I was encouraged to hear from the Chancellor that the Government intend to

“begin to repair the justice system”,

and I welcome the extra investment in the Ministry of Justice—although how that will be spent is vital. We need to ensure that the aim is not to finance our way out of a prison capacity crisis. Let us first address the purpose of prison and then put the resources in the right place, with a long-term vision of enabling strong and healthy families and communities. As a Christian, I hold fast to hope and transformation. Reoffending continues a pattern of broken relationships and is costly, not only to the fabric of society but in financial terms: it costs approximately £18 billion per year. Let us not increase funds simply to do more of the same, because all the evidence is that it is not working.

I am delighted that the sentencing review will look at alternatives to custody. As we know, a prison place costs more than £40,000 a year. A community sentence costs about 1/10th of that and with better results, yet the use of community sentences has been falling over the last decade. Incidentally, we are currently haemorrhaging money through the dysfunction and delays in courts and the record high numbers held on remand. In the Crown Courts, approximately 14% of people on remand are subsequently acquitted. Over 15% are then given a non-custodial sentence, but by that point a costly pressure has already been placed on prison capacity, as well as the impact on victims, families and wider communities, with monetary implications for health, care and education. Funding additional Crown Court sitting days is only scratching a symptom rather than addressing a cause.

Returning to the sentencing review, I hope that it will shape a criminal justice system that better delivers for victims as well as offenders, such that offenders are enabled to desist from crime, which will in itself have financial benefit. I reiterate that many offenders are also victims—often as children—and I do not believe that we can talk about a justice budget without looking up stream. How I long for us to look at financial resources in a person-centred way, rather than through a departmental lens.

What we spend on education, health, and social care—not least in the early years—has a knock-on effect for who does and does not enter the criminal justice system, and all that that means for subsequent generations, the wider community and, of course, public finance. For a child born today, how will the whole Budget, across departments, enable them to flourish as an individual within a network of relationships?

Then there is the issue of how money is spent on prisons so that they can be places of transformation, including purposeful activity, therapy, education and developing healthy relationships. We do not need more prisons: what we do need is to replace and repair much of what we already have. Let us not forget that, for many people, prison is a place of work. I pay tribute to the committee of prison officers, governors, chaplains and all those who work in prison, often out of sight and too often out of mind. I note a minimum additional investment over the next two years of £500 million to recruit new prison and probation staff. Yet extra resource for recruitment will work only if it is coupled with resources for staff training, development and boosting morale, not least so that existing staff are retained.
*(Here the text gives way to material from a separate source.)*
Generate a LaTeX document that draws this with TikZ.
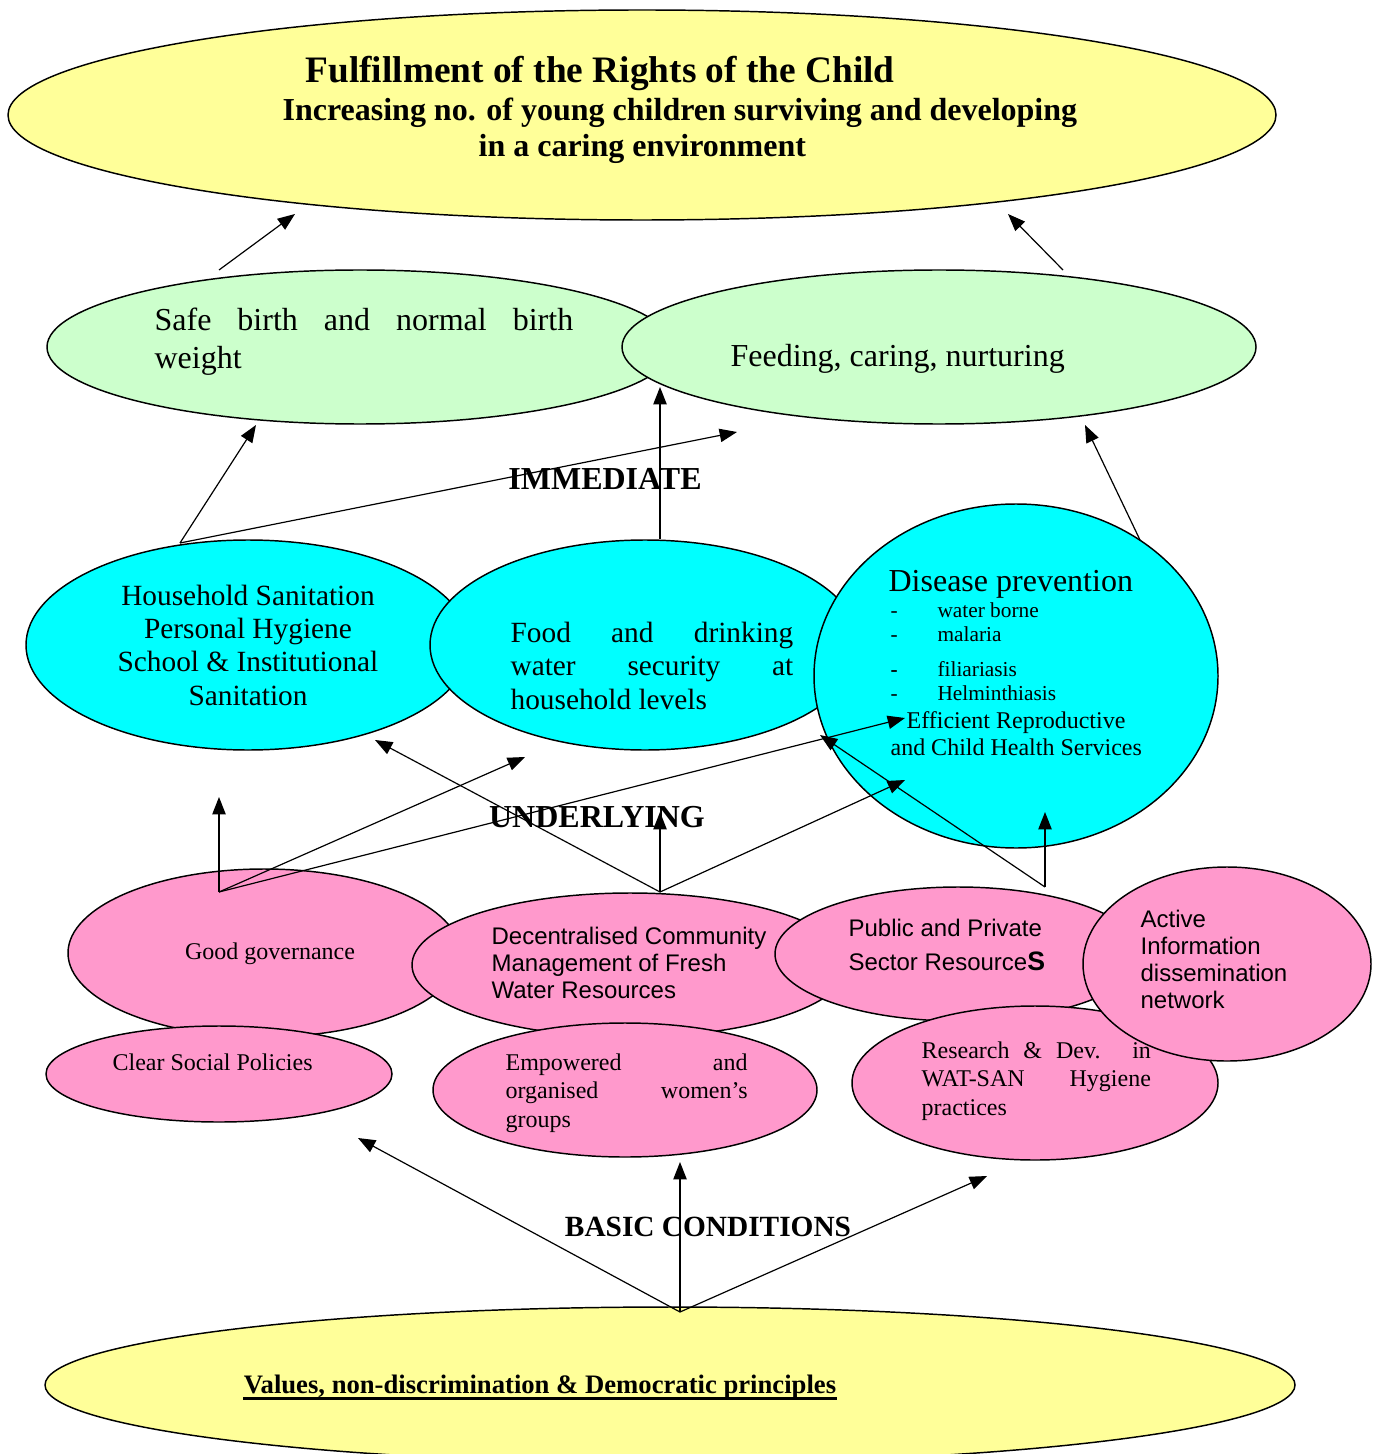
\documentclass[tikz,border=0pt]{standalone}
\usepackage{fontspec}
\setmainfont{Liberation Serif}
\setsansfont{Liberation Sans}
\usetikzlibrary{shapes.geometric,arrows.meta}
\definecolor{paleyellow}{HTML}{FFFF99}
\definecolor{palegreen}{HTML}{CCFFCC}
\definecolor{aqua}{HTML}{00FFFF}
\definecolor{rose}{HTML}{FF99CC}
\newcommand{\fs}[2]{\fontsize{#1}{#2}\selectfont}
\newcommand{\jl}[2]{\makebox[#1][s]{#2}}

\begin{document}
\begin{tikzpicture}[x=0.375pt, y=-0.375pt, line width=0.45pt, >={Triangle[length=6.5pt,width=5pt]},
  oval/.style 2 args={ellipse, draw, line width=0.55pt, inner sep=0pt, minimum width=#1*0.75pt, minimum height=#2*0.75pt},
  txt/.style={anchor=base west, inner sep=0pt, align=left}]
\useasboundingbox (0,0) rectangle (1380,1454);
% ovals, back to front
\node[oval={634}{105}, fill=paleyellow] (goal) at (642,115) {};
\node[oval={313}{77}, fill=palegreen] (safe) at (360,347) {};
\node[oval={317}{77}, fill=palegreen] (feed) at (939,347) {};
\node[oval={222}{105}, fill=aqua] (hh) at (248,645) {};
\node[oval={215}{105}, fill=aqua] (food) at (645,645) {};
\node[oval={202}{172}, fill=aqua] (dis) at (1016,676) {};
\node[oval={196}{84}, fill=rose] (gov) at (264,953) {};
\node[oval={218}{72}, fill=rose] (dec) at (630,965) {};
\node[oval={183}{67}, fill=rose] (pub) at (958,954) {};
\node[oval={173}{48}, fill=rose] (pol) at (219,1074) {};
\node[oval={192}{67}, fill=rose] (wom) at (625,1090) {};
\node[oval={183}{77}, fill=rose] (res) at (1035,1083) {};
\node[oval={144}{97}, fill=rose] (info) at (1227,964) {};
\node[oval={625}{78}, fill=paleyellow] (vals) at (670,1385) {};

% texts (multi-line ones sit on their last baseline)
\node[txt, font=\bfseries\fs{14}{16}] (t1) at (305,83) {Fulfillment of the Rights of the Child};
\node[txt, font=\bfseries\fs{12}{14}] (t2) at (282,121) {Increasing no. of young children surviving and developing};
\node[txt, font=\bfseries\fs{12}{14}] (t3) at (478,157) {in a caring environment};
\node[txt, font=\fs{12}{14.25}] (safetxt) at (154,369) {\jl{157pt}{Safe birth and normal birth}\\weight};
\node[txt, font=\fs{12}{14}] (feedtxt) at (730,367) {Feeding, caring, nurturing};
\node[anchor=base, inner sep=0pt, align=center, font=\fs{11}{12.5}] (hhtxt) at (248,705) {Household Sanitation\\Personal Hygiene\\School \& Institutional\\Sanitation};
\node[txt, font=\fs{11}{12.5}] (foodtxt) at (510,709) {\jl{106pt}{Food and drinking}\\\jl{106pt}{water security at}\\household levels};
\node[txt, font=\fs{12}{14}] (distxt) at (888,591) {Disease prevention};
\foreach \y/\d/\m in {617/water borne/-, 641/malaria/-, 676/filiariasis/\textbf{-}, 700/Helminthiasis/-}
  \node[txt, font=\fs{8}{9}] at (890,\y) {\makebox[17.6pt][l]{\m}\d};
\node[txt, font=\fs{9}{10.1}] (rchtxt) at (890,755) {\hspace*{6pt}Efficient Reproductive\\and Child Health Services};
\node[anchor=base, font=\bfseries\fs{12}{14}] (lvl1) at (605,489) {IMMEDIATE};
\node[anchor=base, font=\bfseries\fs{12}{14}] (lvl2) at (597,827) {UNDERLYING};
\node[anchor=base, font=\bfseries\fs{11}{12}] (lvl3) at (708,1236) {BASIC CONDITIONS};
\node[anchor=base, inner sep=0pt, font=\bfseries\fs{10}{11}] (valtxt) at (540,1393) {Values, non-discrimination \& Democratic principles};
\draw[line width=1.1pt] ([yshift=-2.2pt]valtxt.base west) -- ([yshift=-2.2pt]valtxt.base east);
\node[anchor=base, font=\fs{9}{10}] (govtxt) at (270,959) {Good governance};
\node[txt, font=\fs{9}{10}] (poltxt) at (112,1070) {Clear Social Policies};
\node[txt, font=\sffamily\fs{9}{10.1}] (dectxt) at (491,998) {Decentralised Community\\Management of Fresh\\Water Resources};
\node[txt, font=\sffamily\fs{9}{12.75}] (pubtxt) at (848,970) {Public and Private\\Sector Resource{\bfseries\fs{10}{12.75}S}};
\node[txt, font=\sffamily\fs{9}{10.1}] (infotxt) at (1140,1008) {Active\\Information\\dissemination\\network};
\node[txt, font=\fs{9}{10.6}] (womtxt) at (505,1127) {\jl{90.75pt}{Empowered and}\\\jl{90.75pt}{organised women’s}\\groups};
\node[txt, font=\fs{9}{10.6}] (restxt) at (921,1115) {\jl{86pt}{Research \& Dev. in}\\\jl{86pt}{WAT-SAN Hygiene}\\practices};

% arrow ends
\coordinate (safe-out) at (219,270); \coordinate (goal-l) at (295,214);
\coordinate (feed-out) at (1063,270); \coordinate (goal-r) at (1008,214);
\coordinate (hh-out) at (180,543); \coordinate (safe-in) at (256,425); \coordinate (feed-in1) at (737,432);
\coordinate (food-out) at (660,539); \coordinate (feed-in2) at (660,387);
\coordinate (dis-out) at (1140,540); \coordinate (feed-in3) at (1085,425);
\coordinate (gov-out) at (219,892); \coordinate (hh-in1) at (219,797); \coordinate (food-in1) at (525,757); \coordinate (dis-in1) at (905,718);
\coordinate (dec-out) at (660,892); \coordinate (hh-in2) at (375,740); \coordinate (food-in2) at (660,812); \coordinate (dis-in2) at (905,780);
\coordinate (pub-out) at (1045,887); \coordinate (dis-in3) at (1045,812); \coordinate (dis-in4) at (820,735);
\coordinate (vals-out) at (680,1312); \coordinate (pol-in) at (358,1138); \coordinate (wom-in) at (680,1162); \coordinate (res-in) at (987,1176);

% arrows
\draw[->] (safe-out) -- (goal-l);
\draw[->] (feed-out) -- (goal-r);
\foreach \e in {safe-in,feed-in1} \draw[->] (hh-out) -- (\e);
\draw[->] (food-out) -- (feed-in2);
\draw[->] (dis-out) -- (feed-in3);
\foreach \e in {hh-in1,food-in1,dis-in1} \draw[->] (gov-out) -- (\e);
\foreach \e in {hh-in2,food-in2,dis-in2} \draw[->] (dec-out) -- (\e);
\foreach \e in {dis-in3,dis-in4} \draw[->] (pub-out) -- (\e);
\foreach \e in {pol-in,wom-in,res-in} \draw[->] (vals-out) -- (\e);
\end{tikzpicture}
\end{document}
Unless there is good and adequate resourcing and valuing of probation, it will not be possible to have alternatives to custody or to reduce reoffending through community-focused solutions.

With spending front-loaded for the first two years of this Parliament, I fear we run the risk of short-termism. Reforming the criminal justice system is a long-term and overdue project, but the financing cannot be separated from areas of spending in other departments. We must ensure that our approach is well co-ordinated and far-sighted. In the meantime, this Budget is a step in the right direction for criminal justice, and I look forward to engaging with the Government further on this vital work.